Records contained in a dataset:
# # # # # # #

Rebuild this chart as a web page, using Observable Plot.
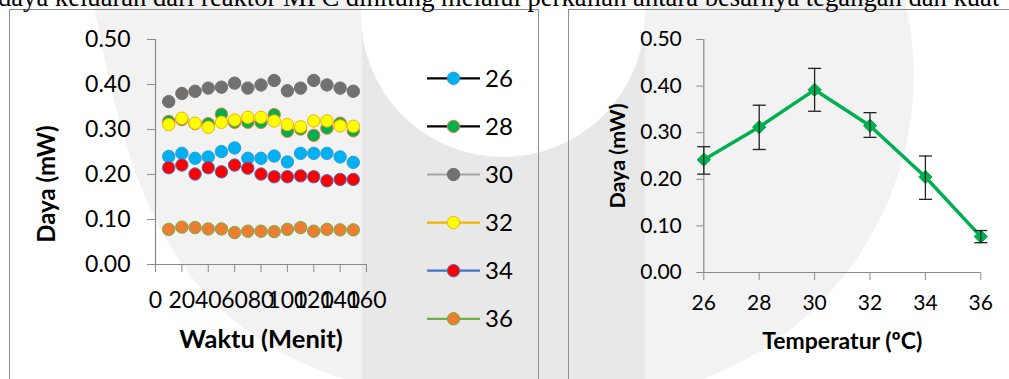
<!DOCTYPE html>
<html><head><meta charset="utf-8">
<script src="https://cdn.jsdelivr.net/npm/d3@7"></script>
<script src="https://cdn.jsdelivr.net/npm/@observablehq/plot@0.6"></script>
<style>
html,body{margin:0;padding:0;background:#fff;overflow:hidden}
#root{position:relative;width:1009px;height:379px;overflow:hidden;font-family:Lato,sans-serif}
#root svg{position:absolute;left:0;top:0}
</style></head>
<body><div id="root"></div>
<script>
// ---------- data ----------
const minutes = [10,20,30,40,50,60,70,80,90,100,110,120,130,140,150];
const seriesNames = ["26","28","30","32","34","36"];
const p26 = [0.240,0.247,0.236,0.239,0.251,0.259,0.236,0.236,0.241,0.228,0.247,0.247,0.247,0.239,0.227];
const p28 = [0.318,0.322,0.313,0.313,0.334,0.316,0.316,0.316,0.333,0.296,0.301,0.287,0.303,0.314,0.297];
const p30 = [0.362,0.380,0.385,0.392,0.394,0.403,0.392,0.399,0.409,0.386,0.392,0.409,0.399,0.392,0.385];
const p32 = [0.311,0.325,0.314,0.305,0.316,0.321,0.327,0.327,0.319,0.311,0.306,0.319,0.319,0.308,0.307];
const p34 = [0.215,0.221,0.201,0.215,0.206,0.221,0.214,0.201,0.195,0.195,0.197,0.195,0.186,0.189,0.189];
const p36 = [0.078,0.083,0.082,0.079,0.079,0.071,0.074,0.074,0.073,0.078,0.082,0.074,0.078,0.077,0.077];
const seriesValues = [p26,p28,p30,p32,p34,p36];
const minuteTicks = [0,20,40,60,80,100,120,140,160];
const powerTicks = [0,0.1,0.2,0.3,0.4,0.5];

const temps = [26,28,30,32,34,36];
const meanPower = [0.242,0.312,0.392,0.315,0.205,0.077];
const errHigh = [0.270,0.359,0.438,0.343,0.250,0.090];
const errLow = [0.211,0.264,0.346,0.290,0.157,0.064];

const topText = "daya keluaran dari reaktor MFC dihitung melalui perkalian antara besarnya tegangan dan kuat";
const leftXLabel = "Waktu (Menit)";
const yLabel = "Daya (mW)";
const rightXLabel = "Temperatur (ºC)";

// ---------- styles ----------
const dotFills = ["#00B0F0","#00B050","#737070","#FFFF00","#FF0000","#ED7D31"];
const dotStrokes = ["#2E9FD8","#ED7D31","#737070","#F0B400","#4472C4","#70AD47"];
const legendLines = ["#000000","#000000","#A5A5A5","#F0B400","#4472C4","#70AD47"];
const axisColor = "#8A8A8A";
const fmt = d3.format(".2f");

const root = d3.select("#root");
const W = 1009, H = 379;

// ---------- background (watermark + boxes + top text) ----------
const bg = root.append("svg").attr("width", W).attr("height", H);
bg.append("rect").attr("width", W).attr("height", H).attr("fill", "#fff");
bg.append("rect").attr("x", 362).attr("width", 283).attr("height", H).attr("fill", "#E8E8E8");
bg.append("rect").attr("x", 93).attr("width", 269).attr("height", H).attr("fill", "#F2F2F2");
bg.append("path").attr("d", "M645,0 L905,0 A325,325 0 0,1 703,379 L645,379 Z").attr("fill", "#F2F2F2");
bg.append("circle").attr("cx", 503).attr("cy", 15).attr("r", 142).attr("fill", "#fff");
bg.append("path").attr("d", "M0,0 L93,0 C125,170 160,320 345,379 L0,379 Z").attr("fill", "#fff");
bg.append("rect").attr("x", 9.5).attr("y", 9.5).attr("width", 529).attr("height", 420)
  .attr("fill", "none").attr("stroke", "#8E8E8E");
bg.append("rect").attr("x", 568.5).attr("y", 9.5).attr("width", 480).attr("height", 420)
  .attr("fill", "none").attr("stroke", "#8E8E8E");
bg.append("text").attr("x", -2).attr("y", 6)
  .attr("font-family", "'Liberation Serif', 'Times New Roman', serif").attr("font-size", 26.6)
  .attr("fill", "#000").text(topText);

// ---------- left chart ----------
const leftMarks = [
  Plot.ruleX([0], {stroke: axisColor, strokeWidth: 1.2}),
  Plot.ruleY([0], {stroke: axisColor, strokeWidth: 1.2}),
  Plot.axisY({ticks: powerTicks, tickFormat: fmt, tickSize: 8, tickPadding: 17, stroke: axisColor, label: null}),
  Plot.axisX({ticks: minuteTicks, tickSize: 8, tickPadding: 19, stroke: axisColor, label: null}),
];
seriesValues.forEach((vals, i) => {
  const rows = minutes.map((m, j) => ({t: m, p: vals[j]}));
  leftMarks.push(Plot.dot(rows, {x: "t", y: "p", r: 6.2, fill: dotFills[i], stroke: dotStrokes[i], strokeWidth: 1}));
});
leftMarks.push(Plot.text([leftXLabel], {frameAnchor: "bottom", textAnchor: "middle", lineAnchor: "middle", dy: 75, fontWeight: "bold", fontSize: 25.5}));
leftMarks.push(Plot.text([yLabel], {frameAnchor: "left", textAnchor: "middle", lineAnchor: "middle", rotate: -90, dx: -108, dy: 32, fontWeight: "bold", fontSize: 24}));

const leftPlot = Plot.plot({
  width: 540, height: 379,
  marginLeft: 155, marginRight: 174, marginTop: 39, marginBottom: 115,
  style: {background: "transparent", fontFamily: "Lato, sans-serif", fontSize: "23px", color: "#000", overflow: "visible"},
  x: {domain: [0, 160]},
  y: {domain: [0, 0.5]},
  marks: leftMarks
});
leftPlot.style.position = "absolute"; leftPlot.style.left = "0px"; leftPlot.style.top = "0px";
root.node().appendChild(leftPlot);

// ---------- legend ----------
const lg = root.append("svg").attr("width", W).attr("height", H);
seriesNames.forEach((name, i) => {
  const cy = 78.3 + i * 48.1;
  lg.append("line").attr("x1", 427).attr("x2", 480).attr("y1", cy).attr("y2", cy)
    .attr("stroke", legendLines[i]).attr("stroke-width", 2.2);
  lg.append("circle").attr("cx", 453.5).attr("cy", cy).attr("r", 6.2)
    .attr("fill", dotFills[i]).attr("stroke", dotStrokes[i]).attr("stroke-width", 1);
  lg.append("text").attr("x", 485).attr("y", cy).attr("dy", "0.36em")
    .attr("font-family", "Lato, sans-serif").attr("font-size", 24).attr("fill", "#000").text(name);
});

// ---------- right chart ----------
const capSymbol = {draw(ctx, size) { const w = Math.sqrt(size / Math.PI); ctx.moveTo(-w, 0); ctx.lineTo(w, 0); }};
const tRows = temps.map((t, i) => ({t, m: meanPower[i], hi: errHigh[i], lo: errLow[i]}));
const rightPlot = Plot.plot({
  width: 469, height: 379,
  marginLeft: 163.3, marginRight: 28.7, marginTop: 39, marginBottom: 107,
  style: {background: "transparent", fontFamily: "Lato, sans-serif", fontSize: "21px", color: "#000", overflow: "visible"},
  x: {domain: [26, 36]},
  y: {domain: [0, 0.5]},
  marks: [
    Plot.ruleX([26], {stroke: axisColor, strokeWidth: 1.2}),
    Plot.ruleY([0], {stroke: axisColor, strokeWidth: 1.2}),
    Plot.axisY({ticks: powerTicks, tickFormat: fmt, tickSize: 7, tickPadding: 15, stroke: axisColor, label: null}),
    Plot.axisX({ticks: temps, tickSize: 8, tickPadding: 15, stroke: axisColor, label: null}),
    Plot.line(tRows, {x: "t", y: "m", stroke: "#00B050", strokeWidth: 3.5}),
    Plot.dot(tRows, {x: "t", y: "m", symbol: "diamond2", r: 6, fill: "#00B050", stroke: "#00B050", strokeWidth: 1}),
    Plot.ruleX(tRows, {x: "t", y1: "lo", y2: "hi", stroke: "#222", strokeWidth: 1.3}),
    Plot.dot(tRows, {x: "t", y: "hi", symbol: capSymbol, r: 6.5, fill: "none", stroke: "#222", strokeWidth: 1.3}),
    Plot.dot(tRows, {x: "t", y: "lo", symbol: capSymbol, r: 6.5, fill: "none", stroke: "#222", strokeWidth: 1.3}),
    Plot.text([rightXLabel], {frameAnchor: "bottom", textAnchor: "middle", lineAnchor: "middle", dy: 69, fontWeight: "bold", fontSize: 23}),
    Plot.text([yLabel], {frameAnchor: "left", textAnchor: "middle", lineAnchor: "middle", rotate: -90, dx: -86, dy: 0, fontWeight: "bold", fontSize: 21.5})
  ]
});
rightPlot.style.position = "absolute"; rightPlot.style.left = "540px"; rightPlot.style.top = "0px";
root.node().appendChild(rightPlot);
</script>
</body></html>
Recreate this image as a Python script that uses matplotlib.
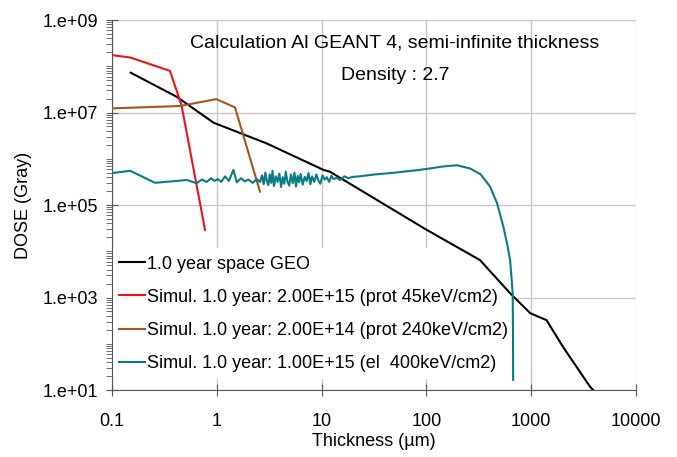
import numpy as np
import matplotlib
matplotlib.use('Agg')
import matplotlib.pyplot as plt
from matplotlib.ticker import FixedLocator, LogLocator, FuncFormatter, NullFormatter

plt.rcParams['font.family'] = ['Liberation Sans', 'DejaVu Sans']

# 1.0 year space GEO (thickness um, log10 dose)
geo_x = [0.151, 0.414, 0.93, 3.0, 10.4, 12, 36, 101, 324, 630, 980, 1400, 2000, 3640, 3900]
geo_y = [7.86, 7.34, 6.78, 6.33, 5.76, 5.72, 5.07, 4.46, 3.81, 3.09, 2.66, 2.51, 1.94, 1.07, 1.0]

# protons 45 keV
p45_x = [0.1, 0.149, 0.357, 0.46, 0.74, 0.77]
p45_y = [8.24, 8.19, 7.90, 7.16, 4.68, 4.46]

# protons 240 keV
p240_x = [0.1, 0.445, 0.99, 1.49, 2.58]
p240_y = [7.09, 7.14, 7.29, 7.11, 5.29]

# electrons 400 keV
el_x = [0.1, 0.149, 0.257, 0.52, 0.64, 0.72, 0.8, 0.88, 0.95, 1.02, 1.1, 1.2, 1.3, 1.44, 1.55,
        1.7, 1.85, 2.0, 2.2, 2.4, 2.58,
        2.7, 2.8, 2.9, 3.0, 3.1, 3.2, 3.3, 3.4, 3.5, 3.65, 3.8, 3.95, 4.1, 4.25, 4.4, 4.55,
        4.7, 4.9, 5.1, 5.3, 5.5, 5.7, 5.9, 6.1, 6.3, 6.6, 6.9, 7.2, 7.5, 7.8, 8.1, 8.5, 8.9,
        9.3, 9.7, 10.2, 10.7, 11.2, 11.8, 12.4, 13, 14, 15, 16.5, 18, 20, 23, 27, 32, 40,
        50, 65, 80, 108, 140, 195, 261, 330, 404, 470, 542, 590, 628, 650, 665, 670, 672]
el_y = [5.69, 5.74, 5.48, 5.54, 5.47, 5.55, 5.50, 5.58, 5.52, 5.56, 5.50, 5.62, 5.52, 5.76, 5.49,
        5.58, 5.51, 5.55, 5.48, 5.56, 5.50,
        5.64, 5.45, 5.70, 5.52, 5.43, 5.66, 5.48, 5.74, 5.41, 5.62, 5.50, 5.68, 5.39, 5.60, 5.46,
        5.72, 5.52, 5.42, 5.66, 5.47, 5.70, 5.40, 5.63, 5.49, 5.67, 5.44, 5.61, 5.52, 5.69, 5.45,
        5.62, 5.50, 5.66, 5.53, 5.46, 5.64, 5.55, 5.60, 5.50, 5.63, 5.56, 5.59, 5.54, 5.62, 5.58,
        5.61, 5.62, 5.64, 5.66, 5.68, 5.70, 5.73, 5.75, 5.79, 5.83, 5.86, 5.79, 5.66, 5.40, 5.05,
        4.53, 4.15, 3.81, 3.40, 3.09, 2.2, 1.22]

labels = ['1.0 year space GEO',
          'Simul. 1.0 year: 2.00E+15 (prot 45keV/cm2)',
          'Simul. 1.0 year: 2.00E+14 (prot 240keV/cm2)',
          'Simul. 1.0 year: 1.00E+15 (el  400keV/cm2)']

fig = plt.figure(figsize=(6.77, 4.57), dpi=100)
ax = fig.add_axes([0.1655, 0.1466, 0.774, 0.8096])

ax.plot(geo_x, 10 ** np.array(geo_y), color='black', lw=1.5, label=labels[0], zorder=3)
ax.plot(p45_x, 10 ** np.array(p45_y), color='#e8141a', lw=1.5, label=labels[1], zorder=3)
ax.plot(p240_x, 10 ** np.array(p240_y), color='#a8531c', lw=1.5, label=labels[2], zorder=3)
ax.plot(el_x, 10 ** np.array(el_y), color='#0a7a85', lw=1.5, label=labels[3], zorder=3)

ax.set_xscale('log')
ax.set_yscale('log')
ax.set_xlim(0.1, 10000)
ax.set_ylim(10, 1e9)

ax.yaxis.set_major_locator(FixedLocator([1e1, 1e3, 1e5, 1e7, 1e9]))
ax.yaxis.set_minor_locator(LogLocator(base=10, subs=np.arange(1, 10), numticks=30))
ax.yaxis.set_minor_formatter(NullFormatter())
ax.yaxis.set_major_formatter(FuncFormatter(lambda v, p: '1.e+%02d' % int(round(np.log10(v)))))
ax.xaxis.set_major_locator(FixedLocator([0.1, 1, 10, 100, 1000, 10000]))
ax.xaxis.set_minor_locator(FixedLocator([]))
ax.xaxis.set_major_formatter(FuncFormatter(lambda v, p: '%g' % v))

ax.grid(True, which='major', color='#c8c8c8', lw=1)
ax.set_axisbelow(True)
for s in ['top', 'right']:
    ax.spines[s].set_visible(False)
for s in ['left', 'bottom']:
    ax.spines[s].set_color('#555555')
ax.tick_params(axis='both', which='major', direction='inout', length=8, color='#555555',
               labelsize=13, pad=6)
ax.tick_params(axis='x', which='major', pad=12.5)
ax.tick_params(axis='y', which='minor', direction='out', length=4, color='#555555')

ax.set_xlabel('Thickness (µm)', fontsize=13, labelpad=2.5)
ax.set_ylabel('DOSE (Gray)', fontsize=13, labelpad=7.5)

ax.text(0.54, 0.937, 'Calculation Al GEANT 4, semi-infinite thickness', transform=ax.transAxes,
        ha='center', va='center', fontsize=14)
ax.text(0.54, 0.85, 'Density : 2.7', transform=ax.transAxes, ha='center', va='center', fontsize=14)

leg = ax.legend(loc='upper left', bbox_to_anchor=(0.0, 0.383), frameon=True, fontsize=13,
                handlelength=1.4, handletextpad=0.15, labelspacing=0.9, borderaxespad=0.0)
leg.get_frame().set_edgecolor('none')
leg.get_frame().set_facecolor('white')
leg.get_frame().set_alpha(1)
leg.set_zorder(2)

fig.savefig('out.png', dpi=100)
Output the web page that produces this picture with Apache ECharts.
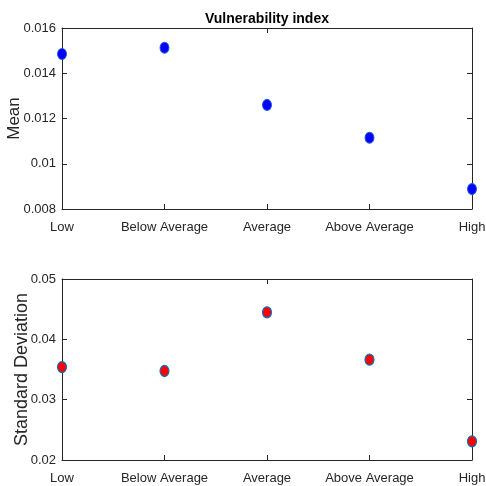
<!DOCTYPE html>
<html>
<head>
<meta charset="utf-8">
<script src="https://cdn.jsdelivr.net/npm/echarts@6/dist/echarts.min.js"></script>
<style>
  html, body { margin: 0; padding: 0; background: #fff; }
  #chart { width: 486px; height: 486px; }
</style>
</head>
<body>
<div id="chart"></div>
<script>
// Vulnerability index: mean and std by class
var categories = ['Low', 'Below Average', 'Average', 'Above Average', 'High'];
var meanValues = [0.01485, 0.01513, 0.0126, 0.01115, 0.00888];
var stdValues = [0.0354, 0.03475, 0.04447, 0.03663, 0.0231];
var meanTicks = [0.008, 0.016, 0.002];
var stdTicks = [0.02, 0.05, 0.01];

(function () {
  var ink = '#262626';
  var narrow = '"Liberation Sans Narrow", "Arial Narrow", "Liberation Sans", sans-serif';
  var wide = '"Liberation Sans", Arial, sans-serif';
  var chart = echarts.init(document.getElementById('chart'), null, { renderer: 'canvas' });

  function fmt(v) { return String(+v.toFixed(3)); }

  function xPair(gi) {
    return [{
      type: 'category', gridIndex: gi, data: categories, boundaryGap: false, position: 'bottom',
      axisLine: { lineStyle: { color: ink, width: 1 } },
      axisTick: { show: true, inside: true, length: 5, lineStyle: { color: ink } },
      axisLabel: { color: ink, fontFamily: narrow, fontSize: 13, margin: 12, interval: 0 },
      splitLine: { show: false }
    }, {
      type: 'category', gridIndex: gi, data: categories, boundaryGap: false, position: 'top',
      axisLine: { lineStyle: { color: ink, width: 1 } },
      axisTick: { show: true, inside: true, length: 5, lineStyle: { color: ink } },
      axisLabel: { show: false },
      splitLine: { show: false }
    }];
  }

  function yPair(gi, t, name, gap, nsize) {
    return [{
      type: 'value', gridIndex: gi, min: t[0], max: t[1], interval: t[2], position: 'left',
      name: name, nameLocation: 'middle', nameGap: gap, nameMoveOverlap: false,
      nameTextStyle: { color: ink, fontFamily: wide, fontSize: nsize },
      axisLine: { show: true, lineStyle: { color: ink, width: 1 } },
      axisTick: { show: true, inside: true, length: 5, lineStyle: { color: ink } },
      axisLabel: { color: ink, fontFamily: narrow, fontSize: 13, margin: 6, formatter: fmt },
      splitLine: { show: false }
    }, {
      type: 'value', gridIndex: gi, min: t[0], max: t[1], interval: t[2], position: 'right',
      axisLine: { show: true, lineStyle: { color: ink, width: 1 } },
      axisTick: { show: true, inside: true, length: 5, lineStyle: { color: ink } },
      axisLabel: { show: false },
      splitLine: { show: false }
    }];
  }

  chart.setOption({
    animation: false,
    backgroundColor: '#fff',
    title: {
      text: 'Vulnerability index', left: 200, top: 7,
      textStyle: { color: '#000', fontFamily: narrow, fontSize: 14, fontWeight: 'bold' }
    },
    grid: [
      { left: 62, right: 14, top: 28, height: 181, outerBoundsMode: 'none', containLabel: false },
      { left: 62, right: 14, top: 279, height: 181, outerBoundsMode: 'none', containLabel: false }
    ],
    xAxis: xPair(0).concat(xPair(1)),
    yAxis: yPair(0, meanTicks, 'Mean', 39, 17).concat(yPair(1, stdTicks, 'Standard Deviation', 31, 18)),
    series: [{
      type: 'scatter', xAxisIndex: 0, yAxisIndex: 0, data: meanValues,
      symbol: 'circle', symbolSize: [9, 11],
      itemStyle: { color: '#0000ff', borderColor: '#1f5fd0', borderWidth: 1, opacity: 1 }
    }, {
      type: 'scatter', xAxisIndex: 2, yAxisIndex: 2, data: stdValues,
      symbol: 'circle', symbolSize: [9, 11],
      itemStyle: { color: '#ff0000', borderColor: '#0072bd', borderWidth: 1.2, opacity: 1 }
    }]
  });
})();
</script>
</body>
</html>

# # # # # # #

● **Objective**
Using the listing above, repeat word for word each line from the one with "Output the web" down to the one with "var stdTicks = [0.02, 0.05, 0.01];", both included. Omit all pictures.

● **Exercise output**
Output the web page that produces this picture with Apache ECharts.
<!DOCTYPE html>
<html>
<head>
<meta charset="utf-8">
<script src="https://cdn.jsdelivr.net/npm/echarts@6/dist/echarts.min.js"></script>
<style>
  html, body { margin: 0; padding: 0; background: #fff; }
  #chart { width: 486px; height: 486px; }
</style>
</head>
<body>
<div id="chart"></div>
<script>
// Vulnerability index: mean and std by class
var categories = ['Low', 'Below Average', 'Average', 'Above Average', 'High'];
var meanValues = [0.01485, 0.01513, 0.0126, 0.01115, 0.00888];
var stdValues = [0.0354, 0.03475, 0.04447, 0.03663, 0.0231];
var meanTicks = [0.008, 0.016, 0.002];
var stdTicks = [0.02, 0.05, 0.01];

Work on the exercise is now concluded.